There are two words for the word “perfect.” One is “artios” and the other is “teleios.” The word here is “teleios.” Let me illustrate the difference between the two words. Artios is, if I took this microphone apart and unscrewed everything that could be unscrewed and then put this whole microphone back together I would have a complete object. It would be a perfect completed object. The object is finished and I could hold it up and say it is complete. Teleios does not mean an object, it means a task. If I said I am going to walk to that altar rail, when I take the steps necessary to reach that altar rail then my task is complete. Artios is a completed object, teleios is a completed task.

What this is saying is that God has provided something better for us and all of those people of faith in chapter 11, Abraham, Noah, Samuel, and David etc. have a task that has not been completed and it will not be completed without us. There is an uncompleted task. What that tells us is that somebody somewhere started something and it is not finished yet and it is not going to be finished without you and me. They did not obtain their promise, they have got a good testimony, a good record of what they did and we can look at that record and testify about what they did but they have not finished what they started and they have not obtained the promise and apart from us the task is imperfect.

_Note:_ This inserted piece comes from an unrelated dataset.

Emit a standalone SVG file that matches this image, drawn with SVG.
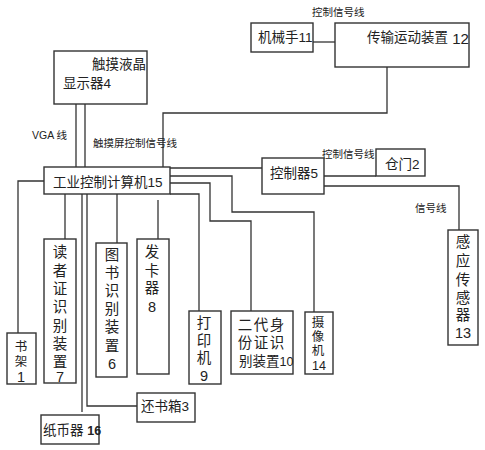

Grandmother, and Grandfather, Dad and Mother all have a good testimony or record of what they did but they probably left with some unfinished task. They probably didn’t accomplish in this life all they wanted to accomplish and what they started will not be finished without you and me.

So I go down to chapter 12, remember there is no punctuation or chapter and verses the way it was written so, the writer intended this to be a straight flow. Therefore means it is connected to the previous verse. Therefore since the task has not been completed and therefore since these people started something but never obtained it we are surrounded by a great cloud of witnesses, somebody who has not yet finished, has done their part but waiting on us to finish something. Therefore since the task is not finished we are surrounded by a great cloud of witnesses, let us lay aside every weight and every sin that so easily ensnares us and let us run with endurance the race that is set before us.

Somebody started something; it has not yet been finished and without me and without you it will not be made perfect so that means somebody is waiting on what you and I do to obtain their promise. to finish what God put in their heart to do but they died before it was finished. So that tells me what kind of race this is. It cannot be a sprint because if it was a sprint it would be run and it would be finished by one person. Most of the time I have heard it preached that it is not a sprint but a marathon, a long race of endurance. But it is not a marathon. There is a task. Moses did not finish the race, Paul did not finish the race, David did not finish the race, Abraham did not finish the race, they ran their laps. So this must not be a sprint and this must not be a marathon, it must be a relay.